--- Begin ---

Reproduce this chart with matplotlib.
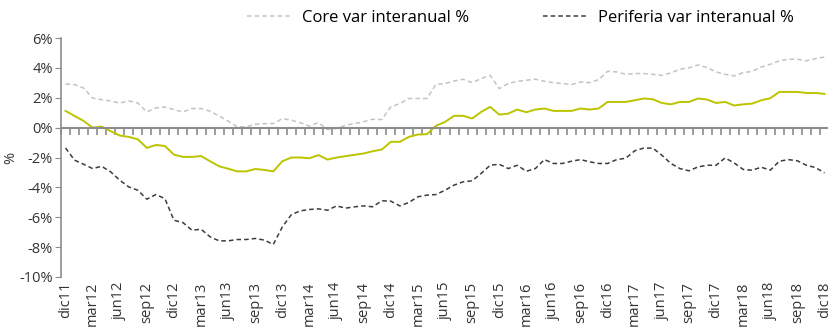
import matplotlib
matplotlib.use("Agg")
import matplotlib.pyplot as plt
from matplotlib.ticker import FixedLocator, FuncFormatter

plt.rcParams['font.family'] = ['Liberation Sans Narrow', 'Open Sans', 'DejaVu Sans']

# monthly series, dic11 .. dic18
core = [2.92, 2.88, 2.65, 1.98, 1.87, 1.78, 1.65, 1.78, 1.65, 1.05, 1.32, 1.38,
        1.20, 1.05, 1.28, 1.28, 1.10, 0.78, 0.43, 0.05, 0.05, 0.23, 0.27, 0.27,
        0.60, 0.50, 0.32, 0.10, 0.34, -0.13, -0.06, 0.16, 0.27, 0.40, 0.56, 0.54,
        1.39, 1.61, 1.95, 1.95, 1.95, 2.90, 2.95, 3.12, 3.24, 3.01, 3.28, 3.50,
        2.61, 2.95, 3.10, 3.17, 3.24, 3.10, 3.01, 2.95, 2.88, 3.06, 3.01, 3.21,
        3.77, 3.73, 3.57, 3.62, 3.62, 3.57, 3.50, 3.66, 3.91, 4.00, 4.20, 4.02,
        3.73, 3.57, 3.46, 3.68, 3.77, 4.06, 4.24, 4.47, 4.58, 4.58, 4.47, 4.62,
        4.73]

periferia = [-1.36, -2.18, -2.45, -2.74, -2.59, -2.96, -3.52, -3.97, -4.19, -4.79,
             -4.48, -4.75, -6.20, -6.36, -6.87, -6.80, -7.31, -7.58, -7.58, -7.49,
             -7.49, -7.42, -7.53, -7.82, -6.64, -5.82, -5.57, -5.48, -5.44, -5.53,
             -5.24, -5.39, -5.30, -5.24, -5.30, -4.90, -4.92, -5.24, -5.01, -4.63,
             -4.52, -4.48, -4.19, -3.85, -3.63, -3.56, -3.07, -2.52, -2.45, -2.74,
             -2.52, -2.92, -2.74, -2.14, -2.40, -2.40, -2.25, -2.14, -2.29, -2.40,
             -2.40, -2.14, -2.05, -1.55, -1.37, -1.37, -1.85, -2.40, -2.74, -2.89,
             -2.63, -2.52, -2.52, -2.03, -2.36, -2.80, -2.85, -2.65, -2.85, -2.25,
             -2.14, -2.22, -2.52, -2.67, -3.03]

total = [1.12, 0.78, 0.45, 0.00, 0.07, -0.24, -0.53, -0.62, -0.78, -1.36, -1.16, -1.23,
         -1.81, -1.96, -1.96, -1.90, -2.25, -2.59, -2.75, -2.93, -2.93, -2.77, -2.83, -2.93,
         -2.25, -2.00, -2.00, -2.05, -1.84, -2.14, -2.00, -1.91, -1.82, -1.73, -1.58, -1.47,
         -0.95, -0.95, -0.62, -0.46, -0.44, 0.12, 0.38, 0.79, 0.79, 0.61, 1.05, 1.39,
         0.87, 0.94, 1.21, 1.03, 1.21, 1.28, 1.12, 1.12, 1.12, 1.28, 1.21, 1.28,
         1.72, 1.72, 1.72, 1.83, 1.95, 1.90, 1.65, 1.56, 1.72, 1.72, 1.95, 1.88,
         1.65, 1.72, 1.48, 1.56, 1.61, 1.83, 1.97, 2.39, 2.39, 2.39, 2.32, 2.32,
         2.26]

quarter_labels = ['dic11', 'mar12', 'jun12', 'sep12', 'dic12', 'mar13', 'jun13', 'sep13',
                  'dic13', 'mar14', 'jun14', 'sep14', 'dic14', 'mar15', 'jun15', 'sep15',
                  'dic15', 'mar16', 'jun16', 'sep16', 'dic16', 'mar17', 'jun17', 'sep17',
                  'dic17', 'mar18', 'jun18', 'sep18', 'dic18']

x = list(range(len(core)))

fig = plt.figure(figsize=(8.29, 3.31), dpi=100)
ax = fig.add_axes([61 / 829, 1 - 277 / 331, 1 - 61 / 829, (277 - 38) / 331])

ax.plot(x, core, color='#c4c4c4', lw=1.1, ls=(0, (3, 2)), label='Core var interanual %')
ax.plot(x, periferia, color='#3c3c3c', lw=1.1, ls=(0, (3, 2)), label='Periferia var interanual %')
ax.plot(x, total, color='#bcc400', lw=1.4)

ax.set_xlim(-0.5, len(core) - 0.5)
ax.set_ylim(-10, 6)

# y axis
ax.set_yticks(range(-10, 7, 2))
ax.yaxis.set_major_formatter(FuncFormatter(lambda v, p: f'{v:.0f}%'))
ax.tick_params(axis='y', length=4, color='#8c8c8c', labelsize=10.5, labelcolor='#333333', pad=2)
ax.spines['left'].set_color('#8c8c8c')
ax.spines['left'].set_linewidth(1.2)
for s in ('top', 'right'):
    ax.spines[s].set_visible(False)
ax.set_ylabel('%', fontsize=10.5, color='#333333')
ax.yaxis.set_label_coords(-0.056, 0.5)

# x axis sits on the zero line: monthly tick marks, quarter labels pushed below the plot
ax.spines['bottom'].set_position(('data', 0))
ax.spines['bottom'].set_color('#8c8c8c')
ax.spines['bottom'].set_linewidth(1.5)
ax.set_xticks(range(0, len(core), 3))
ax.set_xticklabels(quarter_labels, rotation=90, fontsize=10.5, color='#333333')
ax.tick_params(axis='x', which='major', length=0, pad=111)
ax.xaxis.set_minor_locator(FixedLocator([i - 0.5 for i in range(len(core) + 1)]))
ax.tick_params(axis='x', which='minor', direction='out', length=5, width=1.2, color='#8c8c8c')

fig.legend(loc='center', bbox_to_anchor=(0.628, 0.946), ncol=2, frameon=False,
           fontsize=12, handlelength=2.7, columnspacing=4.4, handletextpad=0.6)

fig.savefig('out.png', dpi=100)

--- End ---

Transcribe the whole listing exactly. Pictures are excluded.

**THE ANSWER:**
Reproduce this chart with matplotlib.
import matplotlib
matplotlib.use("Agg")
import matplotlib.pyplot as plt
from matplotlib.ticker import FixedLocator, FuncFormatter

plt.rcParams['font.family'] = ['Liberation Sans Narrow', 'Open Sans', 'DejaVu Sans']

# monthly series, dic11 .. dic18
core = [2.92, 2.88, 2.65, 1.98, 1.87, 1.78, 1.65, 1.78, 1.65, 1.05, 1.32, 1.38,
        1.20, 1.05, 1.28, 1.28, 1.10, 0.78, 0.43, 0.05, 0.05, 0.23, 0.27, 0.27,
        0.60, 0.50, 0.32, 0.10, 0.34, -0.13, -0.06, 0.16, 0.27, 0.40, 0.56, 0.54,
        1.39, 1.61, 1.95, 1.95, 1.95, 2.90, 2.95, 3.12, 3.24, 3.01, 3.28, 3.50,
        2.61, 2.95, 3.10, 3.17, 3.24, 3.10, 3.01, 2.95, 2.88, 3.06, 3.01, 3.21,
        3.77, 3.73, 3.57, 3.62, 3.62, 3.57, 3.50, 3.66, 3.91, 4.00, 4.20, 4.02,
        3.73, 3.57, 3.46, 3.68, 3.77, 4.06, 4.24, 4.47, 4.58, 4.58, 4.47, 4.62,
        4.73]

periferia = [-1.36, -2.18, -2.45, -2.74, -2.59, -2.96, -3.52, -3.97, -4.19, -4.79,
             -4.48, -4.75, -6.20, -6.36, -6.87, -6.80, -7.31, -7.58, -7.58, -7.49,
             -7.49, -7.42, -7.53, -7.82, -6.64, -5.82, -5.57, -5.48, -5.44, -5.53,
             -5.24, -5.39, -5.30, -5.24, -5.30, -4.90, -4.92, -5.24, -5.01, -4.63,
             -4.52, -4.48, -4.19, -3.85, -3.63, -3.56, -3.07, -2.52, -2.45, -2.74,
             -2.52, -2.92, -2.74, -2.14, -2.40, -2.40, -2.25, -2.14, -2.29, -2.40,
             -2.40, -2.14, -2.05, -1.55, -1.37, -1.37, -1.85, -2.40, -2.74, -2.89,
             -2.63, -2.52, -2.52, -2.03, -2.36, -2.80, -2.85, -2.65, -2.85, -2.25,
             -2.14, -2.22, -2.52, -2.67, -3.03]

total = [1.12, 0.78, 0.45, 0.00, 0.07, -0.24, -0.53, -0.62, -0.78, -1.36, -1.16, -1.23,
         -1.81, -1.96, -1.96, -1.90, -2.25, -2.59, -2.75, -2.93, -2.93, -2.77, -2.83, -2.93,
         -2.25, -2.00, -2.00, -2.05, -1.84, -2.14, -2.00, -1.91, -1.82, -1.73, -1.58, -1.47,
         -0.95, -0.95, -0.62, -0.46, -0.44, 0.12, 0.38, 0.79, 0.79, 0.61, 1.05, 1.39,
         0.87, 0.94, 1.21, 1.03, 1.21, 1.28, 1.12, 1.12, 1.12, 1.28, 1.21, 1.28,
         1.72, 1.72, 1.72, 1.83, 1.95, 1.90, 1.65, 1.56, 1.72, 1.72, 1.95, 1.88,
         1.65, 1.72, 1.48, 1.56, 1.61, 1.83, 1.97, 2.39, 2.39, 2.39, 2.32, 2.32,
         2.26]

quarter_labels = ['dic11', 'mar12', 'jun12', 'sep12', 'dic12', 'mar13', 'jun13', 'sep13',
                  'dic13', 'mar14', 'jun14', 'sep14', 'dic14', 'mar15', 'jun15', 'sep15',
                  'dic15', 'mar16', 'jun16', 'sep16', 'dic16', 'mar17', 'jun17', 'sep17',
                  'dic17', 'mar18', 'jun18', 'sep18', 'dic18']

x = list(range(len(core)))

fig = plt.figure(figsize=(8.29, 3.31), dpi=100)
ax = fig.add_axes([61 / 829, 1 - 277 / 331, 1 - 61 / 829, (277 - 38) / 331])

ax.plot(x, core, color='#c4c4c4', lw=1.1, ls=(0, (3, 2)), label='Core var interanual %')
ax.plot(x, periferia, color='#3c3c3c', lw=1.1, ls=(0, (3, 2)), label='Periferia var interanual %')
ax.plot(x, total, color='#bcc400', lw=1.4)

ax.set_xlim(-0.5, len(core) - 0.5)
ax.set_ylim(-10, 6)

# y axis
ax.set_yticks(range(-10, 7, 2))
ax.yaxis.set_major_formatter(FuncFormatter(lambda v, p: f'{v:.0f}%'))
ax.tick_params(axis='y', length=4, color='#8c8c8c', labelsize=10.5, labelcolor='#333333', pad=2)
ax.spines['left'].set_color('#8c8c8c')
ax.spines['left'].set_linewidth(1.2)
for s in ('top', 'right'):
    ax.spines[s].set_visible(False)
ax.set_ylabel('%', fontsize=10.5, color='#333333')
ax.yaxis.set_label_coords(-0.056, 0.5)

# x axis sits on the zero line: monthly tick marks, quarter labels pushed below the plot
ax.spines['bottom'].set_position(('data', 0))
ax.spines['bottom'].set_color('#8c8c8c')
ax.spines['bottom'].set_linewidth(1.5)
ax.set_xticks(range(0, len(core), 3))
ax.set_xticklabels(quarter_labels, rotation=90, fontsize=10.5, color='#333333')
ax.tick_params(axis='x', which='major', length=0, pad=111)
ax.xaxis.set_minor_locator(FixedLocator([i - 0.5 for i in range(len(core) + 1)]))
ax.tick_params(axis='x', which='minor', direction='out', length=5, width=1.2, color='#8c8c8c')

fig.legend(loc='center', bbox_to_anchor=(0.628, 0.946), ncol=2, frameon=False,
           fontsize=12, handlelength=2.7, columnspacing=4.4, handletextpad=0.6)

fig.savefig('out.png', dpi=100)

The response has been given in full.